Winter Gardening

The speed of this crop is truly exciting. In about three weeks the soil will be dotted with tiny white pinpricks. These herald the arrival of the first "flush." In less than a week these little white specks will have become fullgrown mush­rooms. Flushes continue to come intermittently for several months.

Forcing witloof chicory to make those delectable little stalks prized by gourmets and known as "French endive" in fancy markets is none too big a job for the youngest teen-ager. The plants are easy to grow in his garden from an early spring sowing of seed. In late fall roots are dug and stored in sand, where they won't freeze, until wanted for forcing.

At this time roots are trimmed to a uniform six or eight inches. They are planted in a box of sand, peatmoss or soil and covered with six or eight inches of this material.
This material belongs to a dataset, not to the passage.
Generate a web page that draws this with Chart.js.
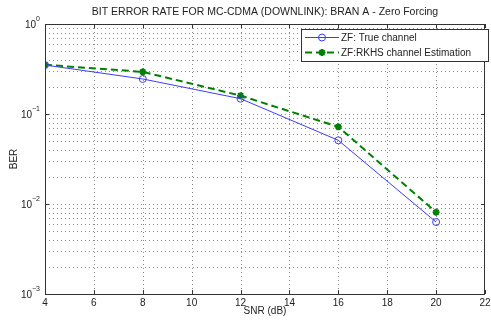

The box should be kept in a dark place in the cellar where the temperature range is somewhere between 45° and 60° F. Planting must be watered thoroughly, and kept moist at all times. In two or three weeks tight little blanched heads will start pushing up. When four or five inches high they are ready to cut.

An ambitious youngster could have a window greenhouse in a cellar window. Any child handy with tools could build one. It should be on the sunny side of the house, and can be just a wooden frame built to fit around the outside of a sunken window well, sloping down to almost ground level in front. The top is covered with a tightly fitting storm window, windowsash or home-made plastic frame. The outside will look like a small coldframe. But if the cellar window is removed the window-well space becomes a little semi-greenhouse, getting heat from the cellar as well as from the sun. In such an atmosphere any number of potted plants of greenhouse temperament can be grown, as well as bulbs and seedlings for the spring garden.

OUT IN THE KITCHEN
Generations of children have been entertained by the quick spectacle of the really decorative foliage that can easily be coaxed out of the vegetables and fruits that are in every kitchen.

Most of the root crops-carrots, beets, turnips, rutabagas, parsnips, horseradish-and also witloof chicory and celery- send up surprisingly attractive foliage in no time at all when planted in moist sand, soil, peatmoss, pebbles and water, or just plain water. The bottom of the root is cut off to leave a flat-bottomed inch or so of the vegetable. Old top leaves are trimmed off.

A carrot can also be made into a sort of hanging basket by removing some of the center core from the tail end, to form a little well.